DESCRIPTION OF THE TASK:
Leave out the images and repeat the listing below without a single change.

GIVEN INFORMATION:
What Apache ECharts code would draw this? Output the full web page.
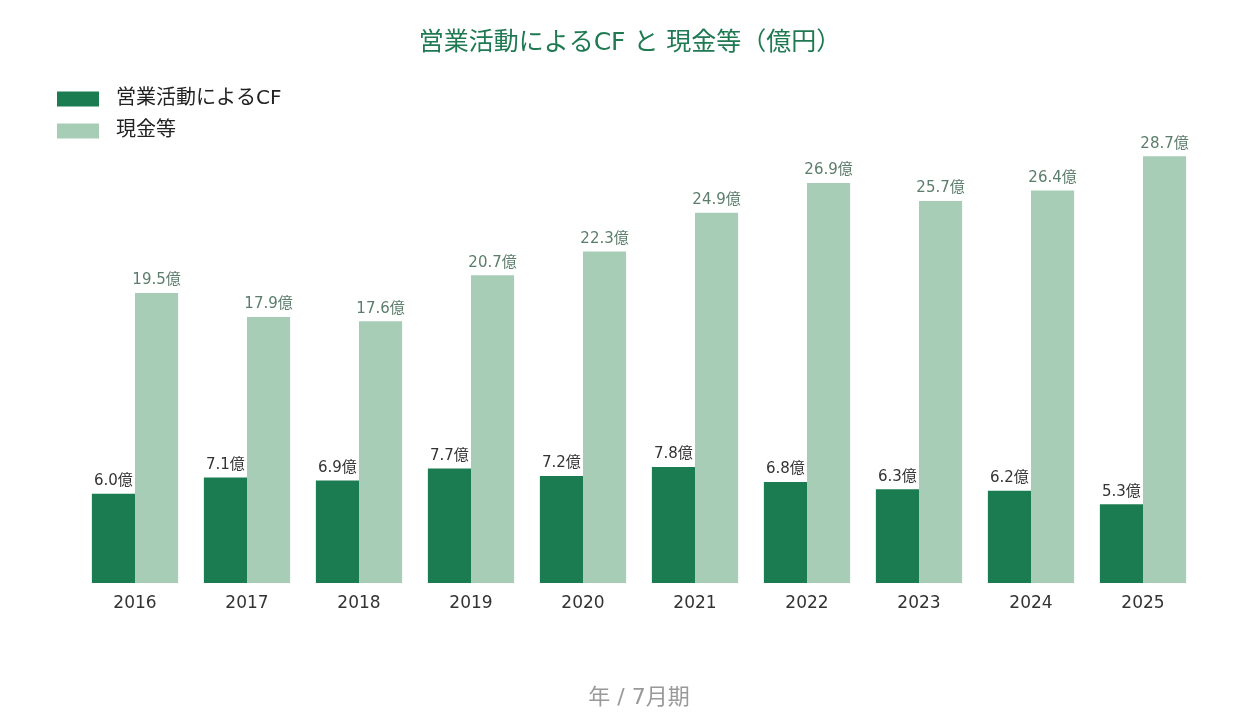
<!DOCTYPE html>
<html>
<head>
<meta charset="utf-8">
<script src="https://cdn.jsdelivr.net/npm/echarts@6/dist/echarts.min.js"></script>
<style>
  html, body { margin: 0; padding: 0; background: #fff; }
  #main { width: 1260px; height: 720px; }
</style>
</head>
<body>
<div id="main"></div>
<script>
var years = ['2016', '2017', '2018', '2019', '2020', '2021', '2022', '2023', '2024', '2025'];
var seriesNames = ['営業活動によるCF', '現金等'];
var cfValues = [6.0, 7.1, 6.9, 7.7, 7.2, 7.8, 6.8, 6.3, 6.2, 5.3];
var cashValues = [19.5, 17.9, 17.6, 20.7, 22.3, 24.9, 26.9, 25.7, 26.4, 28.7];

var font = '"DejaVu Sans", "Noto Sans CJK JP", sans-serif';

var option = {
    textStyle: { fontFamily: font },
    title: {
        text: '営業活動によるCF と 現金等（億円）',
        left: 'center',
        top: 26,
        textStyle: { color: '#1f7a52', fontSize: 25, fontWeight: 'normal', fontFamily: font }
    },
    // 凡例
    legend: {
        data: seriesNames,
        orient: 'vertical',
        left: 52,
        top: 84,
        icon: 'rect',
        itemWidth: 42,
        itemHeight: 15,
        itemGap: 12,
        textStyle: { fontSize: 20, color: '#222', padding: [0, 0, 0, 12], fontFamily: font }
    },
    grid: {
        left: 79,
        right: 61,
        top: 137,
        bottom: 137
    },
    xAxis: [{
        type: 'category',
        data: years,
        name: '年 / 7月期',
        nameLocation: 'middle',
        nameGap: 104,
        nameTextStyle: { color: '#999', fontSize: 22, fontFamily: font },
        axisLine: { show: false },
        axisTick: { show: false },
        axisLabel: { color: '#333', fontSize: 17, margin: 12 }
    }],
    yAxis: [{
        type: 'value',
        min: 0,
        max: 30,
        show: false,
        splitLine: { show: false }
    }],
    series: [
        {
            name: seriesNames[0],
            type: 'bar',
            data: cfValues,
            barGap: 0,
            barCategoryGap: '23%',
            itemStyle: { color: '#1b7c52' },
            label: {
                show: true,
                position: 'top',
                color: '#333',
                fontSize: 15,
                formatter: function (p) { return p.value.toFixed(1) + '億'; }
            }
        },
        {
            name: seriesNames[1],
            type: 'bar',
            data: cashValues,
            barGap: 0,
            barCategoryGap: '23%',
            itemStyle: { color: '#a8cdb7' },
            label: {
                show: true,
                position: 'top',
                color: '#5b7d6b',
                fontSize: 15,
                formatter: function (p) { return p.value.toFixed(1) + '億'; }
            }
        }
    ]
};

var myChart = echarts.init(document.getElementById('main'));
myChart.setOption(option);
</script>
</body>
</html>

REPLY:
What Apache ECharts code would draw this? Output the full web page.
<!DOCTYPE html>
<html>
<head>
<meta charset="utf-8">
<script src="https://cdn.jsdelivr.net/npm/echarts@6/dist/echarts.min.js"></script>
<style>
  html, body { margin: 0; padding: 0; background: #fff; }
  #main { width: 1260px; height: 720px; }
</style>
</head>
<body>
<div id="main"></div>
<script>
var years = ['2016', '2017', '2018', '2019', '2020', '2021', '2022', '2023', '2024', '2025'];
var seriesNames = ['営業活動によるCF', '現金等'];
var cfValues = [6.0, 7.1, 6.9, 7.7, 7.2, 7.8, 6.8, 6.3, 6.2, 5.3];
var cashValues = [19.5, 17.9, 17.6, 20.7, 22.3, 24.9, 26.9, 25.7, 26.4, 28.7];

var font = '"DejaVu Sans", "Noto Sans CJK JP", sans-serif';

var option = {
    textStyle: { fontFamily: font },
    title: {
        text: '営業活動によるCF と 現金等（億円）',
        left: 'center',
        top: 26,
        textStyle: { color: '#1f7a52', fontSize: 25, fontWeight: 'normal', fontFamily: font }
    },
    // 凡例
    legend: {
        data: seriesNames,
        orient: 'vertical',
        left: 52,
        top: 84,
        icon: 'rect',
        itemWidth: 42,
        itemHeight: 15,
        itemGap: 12,
        textStyle: { fontSize: 20, color: '#222', padding: [0, 0, 0, 12], fontFamily: font }
    },
    grid: {
        left: 79,
        right: 61,
        top: 137,
        bottom: 137
    },
    xAxis: [{
        type: 'category',
        data: years,
        name: '年 / 7月期',
        nameLocation: 'middle',
        nameGap: 104,
        nameTextStyle: { color: '#999', fontSize: 22, fontFamily: font },
        axisLine: { show: false },
        axisTick: { show: false },
        axisLabel: { color: '#333', fontSize: 17, margin: 12 }
    }],
    yAxis: [{
        type: 'value',
        min: 0,
        max: 30,
        show: false,
        splitLine: { show: false }
    }],
    series: [
        {
            name: seriesNames[0],
            type: 'bar',
            data: cfValues,
            barGap: 0,
            barCategoryGap: '23%',
            itemStyle: { color: '#1b7c52' },
            label: {
                show: true,
                position: 'top',
                color: '#333',
                fontSize: 15,
                formatter: function (p) { return p.value.toFixed(1) + '億'; }
            }
        },
        {
            name: seriesNames[1],
            type: 'bar',
            data: cashValues,
            barGap: 0,
            barCategoryGap: '23%',
            itemStyle: { color: '#a8cdb7' },
            label: {
                show: true,
                position: 'top',
                color: '#5b7d6b',
                fontSize: 15,
                formatter: function (p) { return p.value.toFixed(1) + '億'; }
            }
        }
    ]
};

var myChart = echarts.init(document.getElementById('main'));
myChart.setOption(option);
</script>
</body>
</html>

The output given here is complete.